Applicant's conduct in failing to file his required state and federal income tax returns for several years demonstrates profoundly poor judgment, at a minimum, and suggests that Applicant also lacks the trustworthiness and reliability required of those with access to classified information. I find Criterion J. against Applicant.
FORMAL FINDINGS
Paragraph 1. Criterion J: AGAINST THE APPLICANT
Subparagraph a: Against the Applicant
Subparagraph b: Against the Applicant
Subparagraph c: Against the Applicant
Subparagraph d: Against the Applicant
Subparagraph e: Against the Applicant
Subparagraph f: Against the Applicant
Subparagraph g: Against the Applicant
DECISION
In light of all the circumstances presented by the record in this case, it is not clearly consistent with the national interest to grant or continue a security clearance for Applicant.
John G. Metz, Jr.
Administrative Judge
1. Required by Executive Order 10865, as amended and Department of Defense Directive 5220.6, dated January 2, 1992--and amended by Change 3 dated 16 February 1996 (Directive).
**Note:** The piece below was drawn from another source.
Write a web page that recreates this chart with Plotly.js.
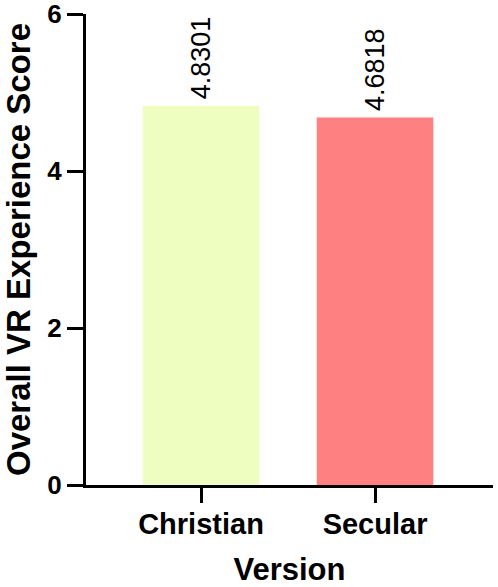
<!DOCTYPE html>
<html>
<head>
<meta charset="utf-8">
<script src="https://cdn.plot.ly/plotly-3.0.1.min.js"></script>
<style>
  html, body { margin: 0; padding: 0; background: #fff; }
  #myPlot { width: 498px; height: 587px; }
</style>
</head>
<body>
<div id="myPlot"></div>
<script>
var versions = ["Christian", "Secular"];
var scores = [4.8301, 4.6818];
var barColors = ["#EEFDC0", "#FF8080"];
var yTicks = [0, 2, 4, 6];

var fontFamily = "Arial, 'Liberation Sans', sans-serif";

// Define Data
var data = [{
    type: "bar",
    x: [0, 1],
    y: scores,
    width: 0.67,
    marker: { color: barColors, line: { width: 0 } },
    hoverinfo: "none"
}];

// value labels above the bars, rotated
var labels = scores.map(function (v, i) {
    return {
        x: i,
        y: v,
        xref: "x",
        yref: "y",
        text: v.toFixed(4),
        showarrow: false,
        textangle: -90,
        xanchor: "center",
        yanchor: "bottom",
        yshift: 4,
        font: { family: fontFamily, size: 27, color: "#000" }
    };
});

// Define Layout
var layout = {
    width: 498,
    height: 587,
    margin: { l: 86, r: 5, t: 14, b: 102 },
    paper_bgcolor: "#fff",
    plot_bgcolor: "#fff",
    showlegend: false,
    font: { family: fontFamily, color: "#000" },
    annotations: labels,
    xaxis: {
        range: [-0.661, 1.678],
        tickvals: [0, 1],
        ticktext: versions.map(function (s) { return "<b>" + s + "</b>"; }),
        showgrid: false,
        zeroline: false,
        showline: true,
        linecolor: "#000",
        linewidth: 3,
        ticks: "outside",
        ticklen: 15,
        tickwidth: 3,
        tickcolor: "#000",
        ticklabelstandoff: -4,
        ticklabeloverflow: "allow",
        tickfont: { family: fontFamily, size: 29, color: "#000" },
        title: { text: "<b>Version</b>", font: { family: fontFamily, size: 31, color: "#000" }, standoff: 30 }
    },
    yaxis: {
        range: [0, 6],
        tickvals: yTicks,
        ticktext: yTicks.map(function (t) { return "<b>" + t + "</b>"; }),
        showgrid: false,
        zeroline: false,
        showline: true,
        linecolor: "#000",
        linewidth: 3,
        ticks: "outside",
        ticklen: 16,
        tickwidth: 3,
        tickcolor: "#000",
        ticklabeloverflow: "allow",
        tickfont: { family: fontFamily, size: 26, color: "#000" },
        title: { text: "<b>Overall VR Experience Score</b>", font: { family: fontFamily, size: 33, color: "#000" }, standoff: 10 }
    }
};

// Display using Plotly
Plotly.newPlot("myPlot", data, layout, { staticPlot: true, displayModeBar: false });
</script>
</body>
</html>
2. Also believing the hearing would proceed more or less on schedule, I was booked on the same flight because of the flight schedule out of the city.
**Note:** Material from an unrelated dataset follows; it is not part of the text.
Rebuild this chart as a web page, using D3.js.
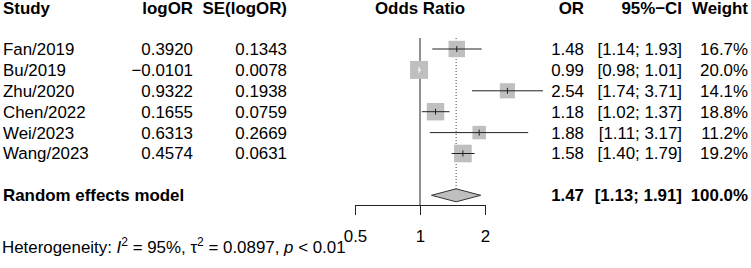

3. Although not alleged in the SOR, he also failed to file his federal income tax returns for 1987, 1988, 1989, and 1991. He filed the 1987, 1988, and 1989 returns in 1990. On 19 February 1991, IRS placed a tax lien on Applicant for unpaid assessments totaling $3,562.58 ($1,289.00 for 1987; $1,615.76 for 1988; $657.82 for 1989). I have not considered the unalleged failures to file income tax returns on the merits of the case, but have considered them on the general issue of Applicant's credibility, and the believability of his explanations for failing the income tax returns which are the subject of this case.
4. He also failed to file state income tax returns for 1991, 1992, and 1993, although these failures to file are not alleged in the SOR. As with the unalleged federal tax returns, I have considered these unalleged state tax returns only the issue of Applicant's credibility.
5. Applicant owes for 1991, 1992, and 1994; expects a refund for 1995, 1996.